Optimization of compound die design with double cutting process parameters and stress analysis using theoretical, numerical and statistical methodology

Abstract

This research overcomes the current knowledge gap in investigating the optimum piercing punch cutting geometry profile, compound die, and double cutting process parameters, and the analysis of cutting tools’ stresses. The main aim of the research is to study the contribution of different parameters to obtain optimum design of the compound die with its cutting tools, and to improve the cutting quality of ferrous and nonferrous products. Different piercing punches such as flat, chamfer, convex and concave hemispheres have been investigated. Dependent and independent parameters which have a high influence on the die performance and product quality have also been examined.

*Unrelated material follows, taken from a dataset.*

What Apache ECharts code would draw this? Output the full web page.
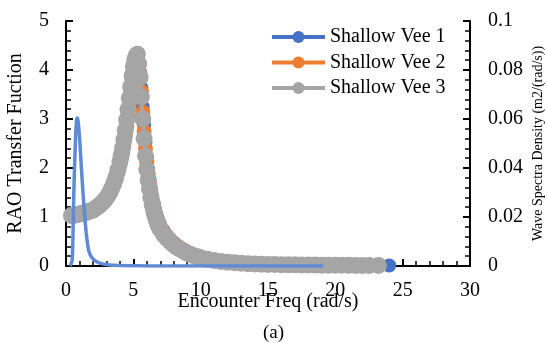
<!DOCTYPE html>
<html>
<head>
<meta charset="utf-8">
<script src="https://cdn.jsdelivr.net/npm/echarts@6/dist/echarts.min.js"></script>
<style>
  html, body { margin: 0; padding: 0; background: #fff; }
  #chart { width: 547px; height: 343px; }
</style>
</head>
<body>
<div id="chart"></div>
<script>
// Encounter frequency grid (rad/s) shared by the three RAO curves
const freq = [
  0.4, 0.55, 0.7, 0.85, 1.0, 1.15, 1.3, 1.45, 1.6, 1.75, 1.9, 2.05, 2.2, 2.35, 2.5, 2.65, 2.8, 2.95, 3.1, 3.25, 3.4, 3.55, 3.7, 3.85,
  4.0, 4.1, 4.2, 4.3, 4.4, 4.5, 4.6, 4.7, 4.8, 4.9, 5.0, 5.1, 5.2, 5.3, 5.4, 5.5, 5.6, 5.7, 5.8, 5.9, 6.0, 6.1, 6.2, 6.3, 6.4, 6.5, 6.6, 6.7, 6.8, 6.9,
  7.0, 7.25, 7.5, 7.75, 8.0, 8.25, 8.5, 8.75, 9.0, 9.25, 9.5, 9.75,
  10.0, 10.5, 11.0, 11.5, 12.0, 12.5, 13.0, 13.5, 14.0, 14.5, 15.0, 15.5, 16.0, 16.5, 17.0, 17.5, 18.0, 18.5, 19.0, 19.5, 20.0, 20.5, 21.0, 21.5, 22.0, 22.5,
  23.2, 24.0
];

// RAO transfer function, Shallow Vee 1
const raoVee1 = [
  1.02, 1.02, 1.03, 1.04, 1.05, 1.06, 1.07, 1.08, 1.09, 1.10, 1.12, 1.14, 1.16, 1.19, 1.22, 1.26, 1.30, 1.35, 1.40, 1.47, 1.55, 1.64, 1.75, 1.89,
  2.04, 2.16, 2.30, 2.45, 2.63, 2.82, 3.03, 3.25, 3.47, 3.69, 3.89, 4.05, 4.15, 4.19, 4.12, 3.95, 3.64, 3.25, 2.87, 2.52, 2.22, 1.97, 1.76, 1.58, 1.42, 1.28, 1.16, 1.06, 0.97, 0.90,
  0.84, 0.72, 0.62, 0.54, 0.48, 0.42, 0.37, 0.33, 0.29, 0.26, 0.23, 0.21,
  0.19, 0.15, 0.12, 0.10, 0.085, 0.072, 0.062, 0.053, 0.046, 0.041, 0.036, 0.032, 0.029, 0.027, 0.025, 0.023, 0.021, 0.020, 0.019, 0.018, 0.017, 0.016, 0.015, 0.014, 0.013, 0.013,
  0.012, 0.011
];

// RAO transfer function, Shallow Vee 2
const raoVee2 = [
  1.02, 1.02, 1.03, 1.04, 1.05, 1.06, 1.07, 1.08, 1.09, 1.11, 1.12, 1.14, 1.17, 1.20, 1.23, 1.27, 1.31, 1.36, 1.41, 1.48, 1.56, 1.66, 1.77, 1.91,
  2.07, 2.19, 2.33, 2.49, 2.67, 2.87, 3.08, 3.30, 3.52, 3.74, 3.93, 4.09, 4.19, 4.22, 4.10, 3.90, 3.56, 3.14, 2.75, 2.40, 2.11, 1.88, 1.68, 1.51, 1.36, 1.23, 1.12, 1.02, 0.94, 0.87,
  0.81, 0.69, 0.60, 0.53, 0.46, 0.41, 0.36, 0.32, 0.28, 0.25, 0.22, 0.20,
  0.18, 0.145, 0.115, 0.095, 0.080, 0.068, 0.058, 0.050, 0.044, 0.039, 0.035, 0.031, 0.028, 0.026, 0.024, 0.022, 0.020, 0.019, 0.018, 0.017, 0.016, 0.015, 0.014, 0.013, 0.013, 0.012,
  0.011
];

// RAO transfer function, Shallow Vee 3
const raoVee3 = [
  1.03, 1.03, 1.04, 1.05, 1.06, 1.07, 1.08, 1.09, 1.10, 1.12, 1.13, 1.15, 1.18, 1.21, 1.24, 1.28, 1.32, 1.37, 1.43, 1.50, 1.59, 1.69, 1.81, 1.96,
  2.13, 2.26, 2.41, 2.58, 2.77, 2.98, 3.20, 3.43, 3.66, 3.88, 4.07, 4.21, 4.29, 4.32, 4.12, 3.85, 3.45, 3.00, 2.60, 2.25, 1.97, 1.75, 1.57, 1.40, 1.26, 1.14, 1.03, 0.94, 0.87, 0.80,
  0.75, 0.64, 0.56, 0.49, 0.43, 0.38, 0.34, 0.30, 0.26, 0.23, 0.21, 0.19,
  0.17, 0.14, 0.11, 0.09, 0.075, 0.065, 0.055, 0.048, 0.042, 0.037, 0.033, 0.030, 0.027, 0.025, 0.023, 0.021, 0.019, 0.018, 0.017, 0.016, 0.015, 0.014, 0.013, 0.012, 0.012, 0.011,
  0.010
];

// Wave spectrum (m2/(rad/s)) against encounter frequency
const specFreq = [
  0.3, 0.45, 0.5, 0.55, 0.6, 0.65, 0.7, 0.75, 0.8, 0.85, 0.9, 0.95, 1.0, 1.1, 1.2, 1.3, 1.4, 1.5, 1.6, 1.7, 1.85, 2.1, 2.5, 3.0, 3.5, 4.5,
  6.0, 8.0, 10.0, 12.0, 14.0, 16.0, 18.0, 19.1
];
const specDensity = [
  0, 0.002, 0.008, 0.022, 0.034, 0.043, 0.051, 0.057, 0.060, 0.0604, 0.059, 0.056, 0.053, 0.044, 0.035, 0.027, 0.0196, 0.0136, 0.009, 0.006, 0.004, 0.0024, 0.0012, 0.0006, 0.0003, 0.0001,
  0.00005, 0.00003, 0.00002, 0.00002, 0.00001, 0.00001, 0.00001, 0.00001
];

const seriesNames = ['Shallow Vee 1', 'Shallow Vee 2', 'Shallow Vee 3'];
const seriesColors = ['#4472C4', '#ED7D31', '#A5A5A5'];
const spectrumColor = '#5F8BD6';

const FONT = 'Liberation Serif';
const pairs = (xs, ys) => ys.map((y, i) => [xs[i], y]);

const chart = echarts.init(document.getElementById('chart'), null, { renderer: 'canvas' });

const axisCommon = {
  nameMoveOverlap: false,
  axisLine: { show: true, lineStyle: { color: '#000', width: 2 } },
  axisTick: { show: true, inside: true, length: 7, lineStyle: { color: '#000', width: 2 } },
  minorTick: { show: true, splitNumber: 5, length: 5, lineStyle: { color: '#000', width: 1.5 } },
  splitLine: { show: false },
  axisLabel: { color: '#000', fontFamily: FONT, fontSize: 20 }
};

chart.setOption({
  animation: false,
  backgroundColor: '#fff',
  grid: { left: 66, right: 77, top: 21, bottom: 77, containLabel: false, outerBoundsMode: 'none' },
  legend: {
    data: seriesNames,
    orient: 'vertical',
    left: 270,
    top: 27,
    padding: 0,
    itemWidth: 53,
    itemHeight: 15,
    itemGap: 5.5,
    lineStyle: { width: 4 },
    textStyle: { color: '#000', fontFamily: FONT, fontSize: 20 }
  },
  xAxis: Object.assign({}, axisCommon, {
    type: 'value',
    min: 0, max: 30, interval: 5,
    minorTick: Object.assign({}, axisCommon.minorTick, { splitNumber: 5 }),
    axisLabel: Object.assign({}, axisCommon.axisLabel, { margin: 15 }),
    name: 'Encounter Freq (rad/s)',
    nameLocation: 'middle',
    nameGap: 26,
    nameTextStyle: { color: '#000', fontFamily: FONT, fontSize: 20 }
  }),
  yAxis: [
    Object.assign({}, axisCommon, {
      type: 'value',
      min: 0, max: 5, interval: 1,
      position: 'left',
      axisLabel: Object.assign({}, axisCommon.axisLabel, { margin: 17 }),
      name: 'RAO Transfer Fuction',
      nameLocation: 'middle',
      nameGap: 40,
      nameTextStyle: { color: '#000', fontFamily: FONT, fontSize: 20 }
    }),
    Object.assign({}, axisCommon, {
      type: 'value',
      min: 0, max: 0.1, interval: 0.02,
      position: 'right',
      axisLabel: Object.assign({}, axisCommon.axisLabel, { margin: 18 }),
      name: 'Wave Spectra Density (m2/(rad/s))',
      nameLocation: 'middle',
      nameGap: 61,
      nameTextStyle: { color: '#000', fontFamily: FONT, fontSize: 14 }
    })
  ],
  graphic: [{
    type: 'text',
    left: 'center',
    top: 324,
    style: { text: '(a)', fill: '#000', font: '19px "Liberation Serif"' }
  }],
  series: [
    {
      name: seriesNames[0], type: 'line', yAxisIndex: 0,
      data: pairs(freq, raoVee1),
      symbol: 'circle', symbolSize: 14,
      itemStyle: { color: seriesColors[0] },
      lineStyle: { color: seriesColors[0], width: 4 },
      z: 2
    },
    {
      name: seriesNames[1], type: 'line', yAxisIndex: 0,
      data: pairs(freq, raoVee2),
      symbol: 'circle', symbolSize: 15,
      itemStyle: { color: seriesColors[1] },
      lineStyle: { color: seriesColors[1], width: 4 },
      z: 3
    },
    {
      name: seriesNames[2], type: 'line', yAxisIndex: 0,
      data: pairs(freq, raoVee3),
      symbol: 'circle', symbolSize: 17,
      itemStyle: { color: seriesColors[2] },
      lineStyle: { color: seriesColors[2], width: 4 },
      z: 4
    },
    {
      name: 'Wave Spectrum', type: 'line', yAxisIndex: 1,
      data: pairs(specFreq, specDensity),
      showSymbol: false, symbol: 'none',
      smooth: 0.2,
      lineStyle: { color: spectrumColor, width: 3.5 },
      z: 5
    }
  ]
});
</script>
</body>
</html>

These parameters involve punch-die clearance, blank holder force, cutting velocity, cutting tools’ wear radius, and type of sheet metal and thickness. Several models of the compound die are designed using standard mathematical equations to study the effect of design changes on product quality in terms of burr heights produced. These models are used to produce exhaust gas recirculation plate and circular washer. Finite element technique (ANSYS software) and statistical methods with Minitab program have been used to achieve the research objectives. ANSYS is used to simulate the cutting operation and to analyse the sheet material deformation. The statistical methods are used to obtain the optimum values of selected parameters. This study provides better outcomes compared to experimental data published in the literature. The final results indicate that the optimum design of the compound die can be achieved based on three criteria. These are clean cutting surface of the product under minimum burr height, lowest stress at the tool cutting edge, and implementing the double cutting operation using developed compound die without failure. The current research provides a better prediction of burr heights and efficient use of compound dies. The outcome indicates that the burr heights of the final product are at a smaller size for thicker sheet materials and at a larger size for thinner sheets. The findings provide optimum design and developed models of the compound die, improved product quality, lowest burr heights compared with published data, and minimum stress levels for the compound die cutting tools.